A district court considering the admissibility of expert testimony
exercises a gate keeping function to assess whether the proffered evidence
is sufficiently reliable and relevant. See id. at 1174. The inquiry to be
undertaken by the district court is “a flexible one” focusing on the “principles
and methodology” employed by the expert, not on the conclusions reached.

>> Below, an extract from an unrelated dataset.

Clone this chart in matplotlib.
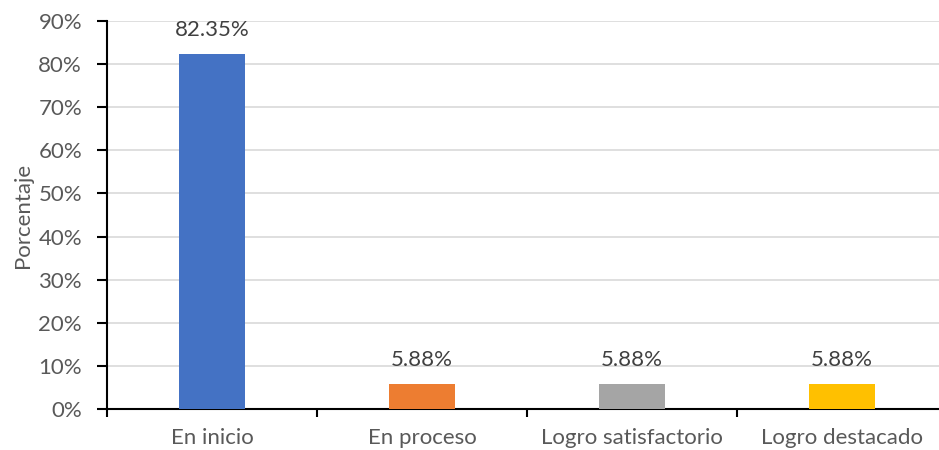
import matplotlib
matplotlib.use("Agg")
import matplotlib.pyplot as plt
from matplotlib.ticker import FuncFormatter, FixedLocator

categories = ["En inicio", "En proceso", "Logro satisfactorio", "Logro destacado"]
values = [82.35, 5.88, 5.88, 5.88]
colors = ["#4472C4", "#ED7D31", "#A5A5A5", "#FFC000"]
y_ticks = [0, 10, 20, 30, 40, 50, 60, 70, 80, 90]

plt.rcParams["font.family"] = ["Lato", "DejaVu Sans"]
text_color = "#595959"

fig = plt.figure(figsize=(9.39, 4.5), dpi=100)
W, H = 939, 450
left, right, bottom, top = 107, 947, 409, 21
ax = fig.add_axes([left / W, 1 - bottom / H, (right - left) / W, (bottom - top) / H])

x = range(len(categories))
bars = ax.bar(x, values, width=0.314, color=colors, zorder=3)

for xi, v in zip(x, values):
    ax.annotate(f"{v:.2f}%", (xi, v), xytext=(0, 10), textcoords="offset points",
                ha="center", va="bottom", fontsize=16, color="#404040")

ax.set_xlim(-0.5, len(categories) - 0.5)
ax.set_ylim(0, 90)
ax.yaxis.set_major_locator(FixedLocator(y_ticks))
ax.yaxis.set_major_formatter(FuncFormatter(lambda v, p: f"{v:.0f}%"))
ax.grid(axis="y", color="#D9D9D9", linewidth=1.2, zorder=0)
ax.set_axisbelow(True)

# category labels centred, tick marks on the boundaries between categories
ax.set_xticks(list(x))
ax.set_xticklabels(categories, fontsize=16, color=text_color)
ax.tick_params(axis="x", length=0, pad=14)
ax.set_xticks([i + 0.5 for i in range(-1, len(categories))], minor=True)
ax.tick_params(axis="x", which="minor", length=6, width=1.5, direction="out", color="black")

ax.tick_params(axis="y", labelsize=16, labelcolor=text_color, length=7, width=1.5,
               direction="out", color="black", pad=11)

for s in ["top", "right"]:
    ax.spines[s].set_visible(False)
for s in ["left", "bottom"]:
    ax.spines[s].set_color("black")
    ax.spines[s].set_linewidth(1.5)

ax.set_ylabel("Porcentaje", fontsize=16, color=text_color, labelpad=4)

fig.savefig("out.png", dpi=100)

Daubert, 509 U.S. at 594-95. In making its initial determination of whether
proffered testimony is sufficiently reliable, the court has broad latitude to
consider whatever factors bearing on validity that the court finds to be useful;
the particular factors will depend upon the unique circumstances of the
expert testimony involved. See Kumho Tire Co., 119 S.Ct. at 1175-76
(footnote omitted). The court, however, should be conscious of two guiding,
and sometimes competing, principles. On the one hand, the court should be
mindful that Rule 702 was intended to liberalize the introduction of relevant
expert evidence. See Cavallo v. Star Enter., 100 F.3d 1150, 1158-59 (4th
Cir. 1996). And, the court need not determine that the expert testimony a
litigant seeks to offer into evidence is irrefutable or certainly correct. See id.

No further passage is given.